By Lorrie Baumann
The British government settled its own controversy about the sanitation of cheeses aged on wood a decade ago, and government regulators there have come down on the side of permitting cheese makers to age their cheeses as they think best, says the Right Honorable Owen Paterson, British Secretary of State for the Department of Environment, Food & Rural Affairs. “It should be the cheese manufacturers who decide what to do. They’ve got a long history,” he said. “We believe very strongly that people should be responsible for their own production systems. What counts is the outcome.”
The outcomes that count should be that food should be safe to eat and it should taste good, and the British government has decided that the way to achieve that is to let the experts who are making the products decide how to get to that goal, and the government learned that through its own missteps in trying to regulate cheese production methods, he said. “Cheese is not suited to being produced on plastic. It sweats,” he said. “It’s a natural product, and it sweats.”
Paterson stopped in to promote British food at the Summer Fancy Food Show on his way to a meeting with U.S. Agriculture Secretary Tom Vilsack, with whom he’s negotiating a trade agreement that he says he’s “mad keen” to get through as a step in opening up the American market to more food imports from the European Union. He says that British food producers are well positioned to capitalize on access to the American market. Americans ar already enthusiastic about British products and are already purchasing $3.5 billion/year worth of British food products — about 10 percent of British food exports. British food production is a $170 billion/year industry that employs just under 4 million people. “It’s by far the most innovated food sector in Europe,” Paterson said. As an example of how fast British food production is growing, he points to Walkers, which has gone from a small family bakery with 16 employees baking shortbread cookies to a large enterprise that currently employs 1,600 people in a business that’s based primarily on exports. And shortbread isn’t the only Scottish product that’s enjoying the world’s good opinion, he said. “The French drink more Scotch whisky in a month than the French drink French cognac in a year,” he said. “We’ve got more varieties of cheese than the French have.”
The British dairy industry has been deregulated and is poised for growth at a time when world demand for dairy products is growing hugely, Paterson said. “We’re ideally placed to take advantage of it,” he said. “I opened the world’s largest fresh milk dairy inn Aylesbury last week.” Britain is home to the only USDA cheese producer in Europe, which introduced the Kingdom brand of cheddar cheese in the U.S. late last year. The milk in Kingdom Cheddar comes from a small group of organic family farmers in South-West England, where cheddar cheesemaking first began in the 12th century. “We use old-world artisan techniques, conducted under today’s exacting organic standards, which makes for an exceptional product,” said Nicola Turner, Export and Marketing Director at the Organic Milk Suppliers Cooperative (OMSCo,) the largest organic dairy farmers’ co-operative in the UK. OMSCo manages the production of Kingdom Cheddar.
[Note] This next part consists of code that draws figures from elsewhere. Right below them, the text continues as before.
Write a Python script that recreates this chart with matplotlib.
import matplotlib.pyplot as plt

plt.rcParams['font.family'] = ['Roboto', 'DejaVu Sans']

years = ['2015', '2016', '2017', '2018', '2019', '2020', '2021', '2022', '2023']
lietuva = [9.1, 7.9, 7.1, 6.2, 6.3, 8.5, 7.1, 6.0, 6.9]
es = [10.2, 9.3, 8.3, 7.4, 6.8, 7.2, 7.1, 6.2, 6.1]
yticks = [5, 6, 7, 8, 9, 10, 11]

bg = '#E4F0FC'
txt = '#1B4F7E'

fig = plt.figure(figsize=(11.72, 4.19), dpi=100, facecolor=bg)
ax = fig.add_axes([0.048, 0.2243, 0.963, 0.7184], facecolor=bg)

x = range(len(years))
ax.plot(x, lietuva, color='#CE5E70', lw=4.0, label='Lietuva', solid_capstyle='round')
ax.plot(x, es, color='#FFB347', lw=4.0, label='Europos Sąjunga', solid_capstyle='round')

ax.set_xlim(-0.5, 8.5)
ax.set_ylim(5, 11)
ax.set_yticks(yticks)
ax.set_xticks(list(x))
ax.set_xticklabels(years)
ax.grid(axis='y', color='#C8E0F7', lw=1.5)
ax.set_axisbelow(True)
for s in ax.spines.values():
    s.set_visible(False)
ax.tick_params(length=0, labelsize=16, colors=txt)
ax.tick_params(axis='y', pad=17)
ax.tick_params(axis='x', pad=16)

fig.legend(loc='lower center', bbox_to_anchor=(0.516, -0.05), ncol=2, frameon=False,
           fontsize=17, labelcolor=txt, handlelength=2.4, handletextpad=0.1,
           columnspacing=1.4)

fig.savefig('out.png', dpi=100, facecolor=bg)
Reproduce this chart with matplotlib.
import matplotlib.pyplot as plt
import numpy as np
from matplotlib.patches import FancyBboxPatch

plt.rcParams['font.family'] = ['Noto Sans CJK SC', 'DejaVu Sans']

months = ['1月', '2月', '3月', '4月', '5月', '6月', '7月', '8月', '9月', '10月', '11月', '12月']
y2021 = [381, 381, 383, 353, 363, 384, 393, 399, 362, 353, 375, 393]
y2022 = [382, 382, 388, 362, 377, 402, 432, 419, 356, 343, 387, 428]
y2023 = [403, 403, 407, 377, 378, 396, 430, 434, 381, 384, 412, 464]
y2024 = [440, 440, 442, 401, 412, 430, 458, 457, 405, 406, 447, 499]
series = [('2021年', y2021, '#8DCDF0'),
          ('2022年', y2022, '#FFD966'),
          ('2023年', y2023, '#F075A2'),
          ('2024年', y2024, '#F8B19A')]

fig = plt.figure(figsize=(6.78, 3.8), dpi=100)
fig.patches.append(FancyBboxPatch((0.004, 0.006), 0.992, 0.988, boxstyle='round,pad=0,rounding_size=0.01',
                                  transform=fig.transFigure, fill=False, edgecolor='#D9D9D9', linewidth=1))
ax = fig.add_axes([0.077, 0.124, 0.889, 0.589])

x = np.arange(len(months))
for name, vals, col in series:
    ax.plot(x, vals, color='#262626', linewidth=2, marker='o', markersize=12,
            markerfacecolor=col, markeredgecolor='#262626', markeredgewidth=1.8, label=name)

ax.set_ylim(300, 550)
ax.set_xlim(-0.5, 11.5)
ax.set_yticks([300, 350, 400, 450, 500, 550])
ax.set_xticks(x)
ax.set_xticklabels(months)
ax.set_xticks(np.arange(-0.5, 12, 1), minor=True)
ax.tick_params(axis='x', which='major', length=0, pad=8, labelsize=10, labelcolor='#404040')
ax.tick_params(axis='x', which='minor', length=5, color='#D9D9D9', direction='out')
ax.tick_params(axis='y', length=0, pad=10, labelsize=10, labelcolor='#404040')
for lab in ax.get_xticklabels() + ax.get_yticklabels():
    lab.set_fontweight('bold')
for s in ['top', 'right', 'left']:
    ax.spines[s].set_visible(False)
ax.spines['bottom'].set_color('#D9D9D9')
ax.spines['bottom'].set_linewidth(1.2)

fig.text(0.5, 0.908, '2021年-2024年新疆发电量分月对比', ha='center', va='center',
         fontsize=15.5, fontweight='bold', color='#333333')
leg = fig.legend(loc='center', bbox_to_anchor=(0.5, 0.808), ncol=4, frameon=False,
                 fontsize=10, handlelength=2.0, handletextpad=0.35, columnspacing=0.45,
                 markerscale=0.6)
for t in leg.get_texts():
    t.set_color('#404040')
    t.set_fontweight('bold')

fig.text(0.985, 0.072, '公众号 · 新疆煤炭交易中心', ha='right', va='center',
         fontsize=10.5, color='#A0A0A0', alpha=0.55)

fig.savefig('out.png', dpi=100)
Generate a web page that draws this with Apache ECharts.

Paterson recommends the Kingdom Cheddar along with other British cheeses, which are made with a long history of cheese production, very modern plants with rigorous production standards and a great deal of innovation in presenting new varieties and flavors of cheeses onto the market, he said. “These guys are really motoring, and there’s potentially a huge market.”
Along with cheese, Paterson aims to provide new opportunities for British meat exports into the U.S. Americans are ready to eat British beef again, he said. “They love eating British beef when they come to London,” he said. Britain has the landscape and the beef breeds, including the Aberdeen Angus, to export high-quality grass-fed beef to an American public that will welcome it, he said. And after he’s gotten beef coming to America, his next step will be to follow up with lamb. “There are a lot of Americans of Scottish descent who are being prevented from exercising their ancestral right to eat haggis,” he said.